[STATED GOAL]
Copy the data precisely, character for character, and leave out every picture.
──────── SOURCE MATERIAL
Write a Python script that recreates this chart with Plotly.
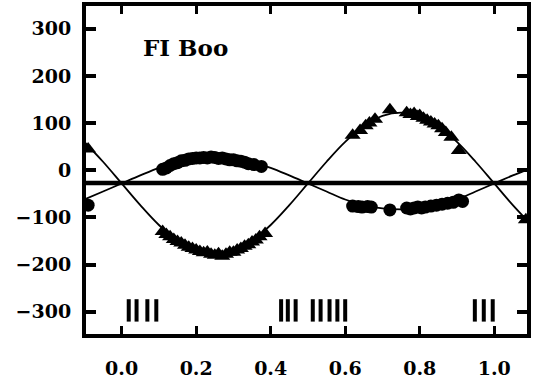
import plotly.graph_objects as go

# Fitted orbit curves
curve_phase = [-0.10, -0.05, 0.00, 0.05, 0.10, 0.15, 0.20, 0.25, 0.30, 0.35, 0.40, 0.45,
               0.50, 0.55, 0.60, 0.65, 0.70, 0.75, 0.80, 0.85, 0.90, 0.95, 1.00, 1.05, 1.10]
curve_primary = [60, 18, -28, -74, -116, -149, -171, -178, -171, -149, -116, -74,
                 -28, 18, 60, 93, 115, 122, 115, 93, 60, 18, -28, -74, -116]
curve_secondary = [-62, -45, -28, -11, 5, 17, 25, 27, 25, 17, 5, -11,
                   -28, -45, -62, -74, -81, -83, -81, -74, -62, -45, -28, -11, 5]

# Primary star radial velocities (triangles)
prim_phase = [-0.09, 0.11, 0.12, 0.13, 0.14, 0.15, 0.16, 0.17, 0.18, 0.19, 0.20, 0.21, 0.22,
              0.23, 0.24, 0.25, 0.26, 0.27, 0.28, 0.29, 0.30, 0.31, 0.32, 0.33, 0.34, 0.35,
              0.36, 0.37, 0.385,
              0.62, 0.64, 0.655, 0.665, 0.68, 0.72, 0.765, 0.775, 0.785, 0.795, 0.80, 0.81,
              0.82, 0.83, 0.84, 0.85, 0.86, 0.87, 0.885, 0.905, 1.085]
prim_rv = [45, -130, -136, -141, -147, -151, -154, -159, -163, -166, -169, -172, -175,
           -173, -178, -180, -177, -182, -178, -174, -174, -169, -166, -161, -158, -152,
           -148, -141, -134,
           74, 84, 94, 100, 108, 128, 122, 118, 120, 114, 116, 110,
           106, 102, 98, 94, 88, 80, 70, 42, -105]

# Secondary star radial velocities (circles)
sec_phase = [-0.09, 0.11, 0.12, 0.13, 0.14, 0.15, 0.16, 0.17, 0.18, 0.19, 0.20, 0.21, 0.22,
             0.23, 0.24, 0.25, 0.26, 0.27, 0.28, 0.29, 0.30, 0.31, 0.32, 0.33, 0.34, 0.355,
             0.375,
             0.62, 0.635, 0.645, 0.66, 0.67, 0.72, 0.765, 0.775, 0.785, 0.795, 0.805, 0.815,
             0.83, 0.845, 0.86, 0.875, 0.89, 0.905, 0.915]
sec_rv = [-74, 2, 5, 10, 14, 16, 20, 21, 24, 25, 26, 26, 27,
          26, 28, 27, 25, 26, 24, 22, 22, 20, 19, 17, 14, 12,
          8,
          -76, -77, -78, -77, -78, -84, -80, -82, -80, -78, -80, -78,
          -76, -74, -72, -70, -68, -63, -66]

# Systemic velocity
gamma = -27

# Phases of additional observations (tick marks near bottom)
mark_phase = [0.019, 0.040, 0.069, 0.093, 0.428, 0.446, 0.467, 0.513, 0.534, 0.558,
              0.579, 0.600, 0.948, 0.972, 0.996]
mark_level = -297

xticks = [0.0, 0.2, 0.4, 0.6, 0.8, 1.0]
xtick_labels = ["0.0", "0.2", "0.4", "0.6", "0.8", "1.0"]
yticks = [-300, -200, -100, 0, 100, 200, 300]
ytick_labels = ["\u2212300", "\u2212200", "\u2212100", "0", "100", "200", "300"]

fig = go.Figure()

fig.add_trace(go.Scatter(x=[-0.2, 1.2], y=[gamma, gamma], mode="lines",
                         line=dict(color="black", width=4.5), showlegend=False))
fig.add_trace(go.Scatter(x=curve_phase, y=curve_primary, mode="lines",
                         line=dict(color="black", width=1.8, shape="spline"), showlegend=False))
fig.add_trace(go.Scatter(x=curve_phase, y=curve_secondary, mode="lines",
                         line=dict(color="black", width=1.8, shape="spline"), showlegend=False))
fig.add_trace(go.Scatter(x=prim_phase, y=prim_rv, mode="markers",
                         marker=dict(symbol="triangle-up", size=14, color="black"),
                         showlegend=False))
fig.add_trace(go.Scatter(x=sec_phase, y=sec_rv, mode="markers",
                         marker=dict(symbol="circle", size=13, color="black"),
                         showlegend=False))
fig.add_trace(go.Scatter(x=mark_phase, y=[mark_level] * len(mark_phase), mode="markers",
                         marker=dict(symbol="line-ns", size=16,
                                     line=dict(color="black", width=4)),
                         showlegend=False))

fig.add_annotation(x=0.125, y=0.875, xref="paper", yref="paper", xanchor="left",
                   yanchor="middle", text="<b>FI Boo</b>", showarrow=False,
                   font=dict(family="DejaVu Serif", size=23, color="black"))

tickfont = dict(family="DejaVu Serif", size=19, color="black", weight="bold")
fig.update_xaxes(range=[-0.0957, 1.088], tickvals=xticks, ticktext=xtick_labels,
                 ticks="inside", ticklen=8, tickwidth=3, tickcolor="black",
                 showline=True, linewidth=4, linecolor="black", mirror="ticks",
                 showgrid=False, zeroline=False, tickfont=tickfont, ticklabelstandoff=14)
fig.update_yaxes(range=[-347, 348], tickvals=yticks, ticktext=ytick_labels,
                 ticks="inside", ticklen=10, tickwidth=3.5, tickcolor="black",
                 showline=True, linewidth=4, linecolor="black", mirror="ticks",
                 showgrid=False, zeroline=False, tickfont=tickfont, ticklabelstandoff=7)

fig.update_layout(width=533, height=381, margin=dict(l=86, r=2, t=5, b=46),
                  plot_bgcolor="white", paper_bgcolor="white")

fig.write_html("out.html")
────────────────
[SOLUTION TO THE EXERCISE]
Write a Python script that recreates this chart with Plotly.
import plotly.graph_objects as go

# Fitted orbit curves
curve_phase = [-0.10, -0.05, 0.00, 0.05, 0.10, 0.15, 0.20, 0.25, 0.30, 0.35, 0.40, 0.45,
               0.50, 0.55, 0.60, 0.65, 0.70, 0.75, 0.80, 0.85, 0.90, 0.95, 1.00, 1.05, 1.10]
curve_primary = [60, 18, -28, -74, -116, -149, -171, -178, -171, -149, -116, -74,
                 -28, 18, 60, 93, 115, 122, 115, 93, 60, 18, -28, -74, -116]
curve_secondary = [-62, -45, -28, -11, 5, 17, 25, 27, 25, 17, 5, -11,
                   -28, -45, -62, -74, -81, -83, -81, -74, -62, -45, -28, -11, 5]

# Primary star radial velocities (triangles)
prim_phase = [-0.09, 0.11, 0.12, 0.13, 0.14, 0.15, 0.16, 0.17, 0.18, 0.19, 0.20, 0.21, 0.22,
              0.23, 0.24, 0.25, 0.26, 0.27, 0.28, 0.29, 0.30, 0.31, 0.32, 0.33, 0.34, 0.35,
              0.36, 0.37, 0.385,
              0.62, 0.64, 0.655, 0.665, 0.68, 0.72, 0.765, 0.775, 0.785, 0.795, 0.80, 0.81,
              0.82, 0.83, 0.84, 0.85, 0.86, 0.87, 0.885, 0.905, 1.085]
prim_rv = [45, -130, -136, -141, -147, -151, -154, -159, -163, -166, -169, -172, -175,
           -173, -178, -180, -177, -182, -178, -174, -174, -169, -166, -161, -158, -152,
           -148, -141, -134,
           74, 84, 94, 100, 108, 128, 122, 118, 120, 114, 116, 110,
           106, 102, 98, 94, 88, 80, 70, 42, -105]

# Secondary star radial velocities (circles)
sec_phase = [-0.09, 0.11, 0.12, 0.13, 0.14, 0.15, 0.16, 0.17, 0.18, 0.19, 0.20, 0.21, 0.22,
             0.23, 0.24, 0.25, 0.26, 0.27, 0.28, 0.29, 0.30, 0.31, 0.32, 0.33, 0.34, 0.355,
             0.375,
             0.62, 0.635, 0.645, 0.66, 0.67, 0.72, 0.765, 0.775, 0.785, 0.795, 0.805, 0.815,
             0.83, 0.845, 0.86, 0.875, 0.89, 0.905, 0.915]
sec_rv = [-74, 2, 5, 10, 14, 16, 20, 21, 24, 25, 26, 26, 27,
          26, 28, 27, 25, 26, 24, 22, 22, 20, 19, 17, 14, 12,
          8,
          -76, -77, -78, -77, -78, -84, -80, -82, -80, -78, -80, -78,
          -76, -74, -72, -70, -68, -63, -66]

# Systemic velocity
gamma = -27

# Phases of additional observations (tick marks near bottom)
mark_phase = [0.019, 0.040, 0.069, 0.093, 0.428, 0.446, 0.467, 0.513, 0.534, 0.558,
              0.579, 0.600, 0.948, 0.972, 0.996]
mark_level = -297

xticks = [0.0, 0.2, 0.4, 0.6, 0.8, 1.0]
xtick_labels = ["0.0", "0.2", "0.4", "0.6", "0.8", "1.0"]
yticks = [-300, -200, -100, 0, 100, 200, 300]
ytick_labels = ["\u2212300", "\u2212200", "\u2212100", "0", "100", "200", "300"]

fig = go.Figure()

fig.add_trace(go.Scatter(x=[-0.2, 1.2], y=[gamma, gamma], mode="lines",
                         line=dict(color="black", width=4.5), showlegend=False))
fig.add_trace(go.Scatter(x=curve_phase, y=curve_primary, mode="lines",
                         line=dict(color="black", width=1.8, shape="spline"), showlegend=False))
fig.add_trace(go.Scatter(x=curve_phase, y=curve_secondary, mode="lines",
                         line=dict(color="black", width=1.8, shape="spline"), showlegend=False))
fig.add_trace(go.Scatter(x=prim_phase, y=prim_rv, mode="markers",
                         marker=dict(symbol="triangle-up", size=14, color="black"),
                         showlegend=False))
fig.add_trace(go.Scatter(x=sec_phase, y=sec_rv, mode="markers",
                         marker=dict(symbol="circle", size=13, color="black"),
                         showlegend=False))
fig.add_trace(go.Scatter(x=mark_phase, y=[mark_level] * len(mark_phase), mode="markers",
                         marker=dict(symbol="line-ns", size=16,
                                     line=dict(color="black", width=4)),
                         showlegend=False))

fig.add_annotation(x=0.125, y=0.875, xref="paper", yref="paper", xanchor="left",
                   yanchor="middle", text="<b>FI Boo</b>", showarrow=False,
                   font=dict(family="DejaVu Serif", size=23, color="black"))

tickfont = dict(family="DejaVu Serif", size=19, color="black", weight="bold")
fig.update_xaxes(range=[-0.0957, 1.088], tickvals=xticks, ticktext=xtick_labels,
                 ticks="inside", ticklen=8, tickwidth=3, tickcolor="black",
                 showline=True, linewidth=4, linecolor="black", mirror="ticks",
                 showgrid=False, zeroline=False, tickfont=tickfont, ticklabelstandoff=14)
fig.update_yaxes(range=[-347, 348], tickvals=yticks, ticktext=ytick_labels,
                 ticks="inside", ticklen=10, tickwidth=3.5, tickcolor="black",
                 showline=True, linewidth=4, linecolor="black", mirror="ticks",
                 showgrid=False, zeroline=False, tickfont=tickfont, ticklabelstandoff=7)

fig.update_layout(width=533, height=381, margin=dict(l=86, r=2, t=5, b=46),
                  plot_bgcolor="white", paper_bgcolor="white")

fig.write_html("out.html")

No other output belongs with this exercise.